**What is needed:** Hand back each line, unchanged, from the top down to the line where "from matplotlib.transforms import" sits.

**Data section:**
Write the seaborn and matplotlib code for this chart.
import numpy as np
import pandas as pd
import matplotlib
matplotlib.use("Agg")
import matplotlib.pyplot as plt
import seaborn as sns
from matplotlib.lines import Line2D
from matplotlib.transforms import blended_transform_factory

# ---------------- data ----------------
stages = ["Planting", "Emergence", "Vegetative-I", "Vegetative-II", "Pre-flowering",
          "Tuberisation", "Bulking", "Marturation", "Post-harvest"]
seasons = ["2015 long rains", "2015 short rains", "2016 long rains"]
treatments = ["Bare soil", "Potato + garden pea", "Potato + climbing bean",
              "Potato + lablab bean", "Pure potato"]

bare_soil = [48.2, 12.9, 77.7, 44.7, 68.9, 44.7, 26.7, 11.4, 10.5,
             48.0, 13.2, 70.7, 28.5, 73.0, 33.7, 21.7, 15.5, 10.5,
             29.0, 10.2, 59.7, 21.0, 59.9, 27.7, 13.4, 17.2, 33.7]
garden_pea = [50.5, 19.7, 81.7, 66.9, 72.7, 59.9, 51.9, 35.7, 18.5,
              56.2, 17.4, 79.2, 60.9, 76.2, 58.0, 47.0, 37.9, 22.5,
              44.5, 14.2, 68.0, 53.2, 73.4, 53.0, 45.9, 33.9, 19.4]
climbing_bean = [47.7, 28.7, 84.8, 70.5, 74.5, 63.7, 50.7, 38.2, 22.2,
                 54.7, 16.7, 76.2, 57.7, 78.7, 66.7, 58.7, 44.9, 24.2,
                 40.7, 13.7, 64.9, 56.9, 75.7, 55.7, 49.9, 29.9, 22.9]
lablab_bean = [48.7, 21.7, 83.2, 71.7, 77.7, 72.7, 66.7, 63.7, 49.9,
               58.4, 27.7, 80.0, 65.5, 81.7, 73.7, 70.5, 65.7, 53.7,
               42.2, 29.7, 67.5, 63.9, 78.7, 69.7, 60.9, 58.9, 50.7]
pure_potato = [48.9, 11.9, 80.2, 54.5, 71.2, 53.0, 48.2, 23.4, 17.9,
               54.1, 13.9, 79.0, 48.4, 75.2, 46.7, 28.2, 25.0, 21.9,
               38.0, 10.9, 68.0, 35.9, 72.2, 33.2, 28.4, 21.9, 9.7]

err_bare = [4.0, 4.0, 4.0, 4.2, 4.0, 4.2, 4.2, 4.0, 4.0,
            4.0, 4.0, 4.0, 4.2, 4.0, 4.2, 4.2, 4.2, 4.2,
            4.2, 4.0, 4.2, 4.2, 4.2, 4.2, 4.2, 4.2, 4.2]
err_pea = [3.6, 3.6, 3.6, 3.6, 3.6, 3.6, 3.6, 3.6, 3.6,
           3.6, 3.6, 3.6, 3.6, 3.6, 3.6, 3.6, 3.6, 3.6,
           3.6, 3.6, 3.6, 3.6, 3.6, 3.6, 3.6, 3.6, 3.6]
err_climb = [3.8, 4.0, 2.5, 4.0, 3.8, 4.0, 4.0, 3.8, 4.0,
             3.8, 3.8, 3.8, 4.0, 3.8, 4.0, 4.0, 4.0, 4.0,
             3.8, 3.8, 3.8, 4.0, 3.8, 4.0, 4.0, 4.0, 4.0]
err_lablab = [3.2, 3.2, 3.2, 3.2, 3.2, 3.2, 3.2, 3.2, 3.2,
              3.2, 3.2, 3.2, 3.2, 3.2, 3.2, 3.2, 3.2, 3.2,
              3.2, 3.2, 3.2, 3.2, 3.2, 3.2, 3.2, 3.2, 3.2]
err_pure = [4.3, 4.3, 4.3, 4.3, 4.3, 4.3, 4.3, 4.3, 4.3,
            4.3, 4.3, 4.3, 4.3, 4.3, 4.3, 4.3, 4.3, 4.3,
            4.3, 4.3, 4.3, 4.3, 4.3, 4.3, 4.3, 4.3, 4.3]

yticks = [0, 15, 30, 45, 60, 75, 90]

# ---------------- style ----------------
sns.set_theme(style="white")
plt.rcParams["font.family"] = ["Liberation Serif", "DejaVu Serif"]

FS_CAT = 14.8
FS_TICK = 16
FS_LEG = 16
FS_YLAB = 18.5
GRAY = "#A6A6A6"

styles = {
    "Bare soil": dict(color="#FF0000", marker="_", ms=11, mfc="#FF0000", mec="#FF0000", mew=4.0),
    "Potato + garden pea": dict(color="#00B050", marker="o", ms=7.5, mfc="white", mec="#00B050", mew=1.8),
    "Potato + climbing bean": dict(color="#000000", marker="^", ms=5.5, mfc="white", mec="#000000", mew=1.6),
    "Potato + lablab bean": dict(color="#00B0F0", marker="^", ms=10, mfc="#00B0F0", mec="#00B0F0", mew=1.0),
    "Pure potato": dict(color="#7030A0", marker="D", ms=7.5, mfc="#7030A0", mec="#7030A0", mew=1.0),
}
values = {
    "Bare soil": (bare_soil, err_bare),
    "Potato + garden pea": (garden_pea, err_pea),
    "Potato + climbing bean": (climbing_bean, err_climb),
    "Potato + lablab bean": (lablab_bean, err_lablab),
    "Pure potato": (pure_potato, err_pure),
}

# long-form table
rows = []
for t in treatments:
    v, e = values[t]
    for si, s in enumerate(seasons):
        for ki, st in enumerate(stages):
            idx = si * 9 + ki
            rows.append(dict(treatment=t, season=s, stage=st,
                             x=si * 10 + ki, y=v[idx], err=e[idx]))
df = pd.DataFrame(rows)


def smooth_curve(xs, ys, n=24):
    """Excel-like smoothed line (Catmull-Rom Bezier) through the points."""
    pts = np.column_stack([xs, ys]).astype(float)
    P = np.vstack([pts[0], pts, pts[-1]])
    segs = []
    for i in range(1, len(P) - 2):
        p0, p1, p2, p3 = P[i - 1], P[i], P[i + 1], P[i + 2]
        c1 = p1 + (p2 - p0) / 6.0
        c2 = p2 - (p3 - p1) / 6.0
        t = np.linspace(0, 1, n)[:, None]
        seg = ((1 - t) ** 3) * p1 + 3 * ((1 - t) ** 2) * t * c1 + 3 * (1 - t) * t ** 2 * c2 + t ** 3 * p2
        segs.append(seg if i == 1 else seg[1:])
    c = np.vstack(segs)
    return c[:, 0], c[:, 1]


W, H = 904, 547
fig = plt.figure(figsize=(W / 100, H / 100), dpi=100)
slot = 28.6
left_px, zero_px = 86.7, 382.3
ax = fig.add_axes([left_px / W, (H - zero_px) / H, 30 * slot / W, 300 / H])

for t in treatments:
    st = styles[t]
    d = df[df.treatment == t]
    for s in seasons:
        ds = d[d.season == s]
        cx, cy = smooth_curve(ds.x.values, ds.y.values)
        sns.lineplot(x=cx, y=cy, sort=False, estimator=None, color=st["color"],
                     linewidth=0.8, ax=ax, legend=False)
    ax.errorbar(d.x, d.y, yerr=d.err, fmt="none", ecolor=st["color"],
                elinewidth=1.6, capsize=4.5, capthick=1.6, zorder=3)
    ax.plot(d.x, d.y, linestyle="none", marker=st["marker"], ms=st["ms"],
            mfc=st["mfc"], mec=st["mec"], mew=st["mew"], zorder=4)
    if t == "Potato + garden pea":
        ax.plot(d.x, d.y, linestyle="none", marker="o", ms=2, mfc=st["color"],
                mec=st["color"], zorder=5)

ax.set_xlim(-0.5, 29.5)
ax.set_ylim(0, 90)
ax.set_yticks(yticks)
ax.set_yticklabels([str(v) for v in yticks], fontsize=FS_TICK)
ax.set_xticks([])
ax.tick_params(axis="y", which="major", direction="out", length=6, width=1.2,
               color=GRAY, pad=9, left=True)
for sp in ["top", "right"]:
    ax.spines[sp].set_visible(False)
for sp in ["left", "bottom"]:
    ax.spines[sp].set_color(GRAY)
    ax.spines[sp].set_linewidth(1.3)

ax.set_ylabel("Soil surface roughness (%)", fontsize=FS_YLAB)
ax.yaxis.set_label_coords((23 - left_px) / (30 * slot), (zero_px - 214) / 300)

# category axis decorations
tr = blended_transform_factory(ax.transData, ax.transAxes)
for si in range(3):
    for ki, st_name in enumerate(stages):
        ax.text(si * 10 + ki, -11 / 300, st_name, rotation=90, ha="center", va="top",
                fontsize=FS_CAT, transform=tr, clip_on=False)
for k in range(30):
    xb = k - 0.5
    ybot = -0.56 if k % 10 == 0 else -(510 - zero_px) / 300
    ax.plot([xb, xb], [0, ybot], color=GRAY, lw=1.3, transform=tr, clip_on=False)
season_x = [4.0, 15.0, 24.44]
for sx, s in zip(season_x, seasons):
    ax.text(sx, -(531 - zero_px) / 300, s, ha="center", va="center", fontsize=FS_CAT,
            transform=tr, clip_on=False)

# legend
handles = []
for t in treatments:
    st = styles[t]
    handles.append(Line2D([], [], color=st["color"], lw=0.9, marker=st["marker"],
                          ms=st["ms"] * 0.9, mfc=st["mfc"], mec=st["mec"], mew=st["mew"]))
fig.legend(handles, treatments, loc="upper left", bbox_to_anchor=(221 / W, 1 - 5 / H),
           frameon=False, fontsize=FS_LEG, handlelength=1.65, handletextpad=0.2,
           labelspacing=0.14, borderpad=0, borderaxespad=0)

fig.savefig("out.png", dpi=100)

**The result:**
Write the seaborn and matplotlib code for this chart.
import numpy as np
import pandas as pd
import matplotlib
matplotlib.use("Agg")
import matplotlib.pyplot as plt
import seaborn as sns
from matplotlib.lines import Line2D
from matplotlib.transforms import blended_transform_factory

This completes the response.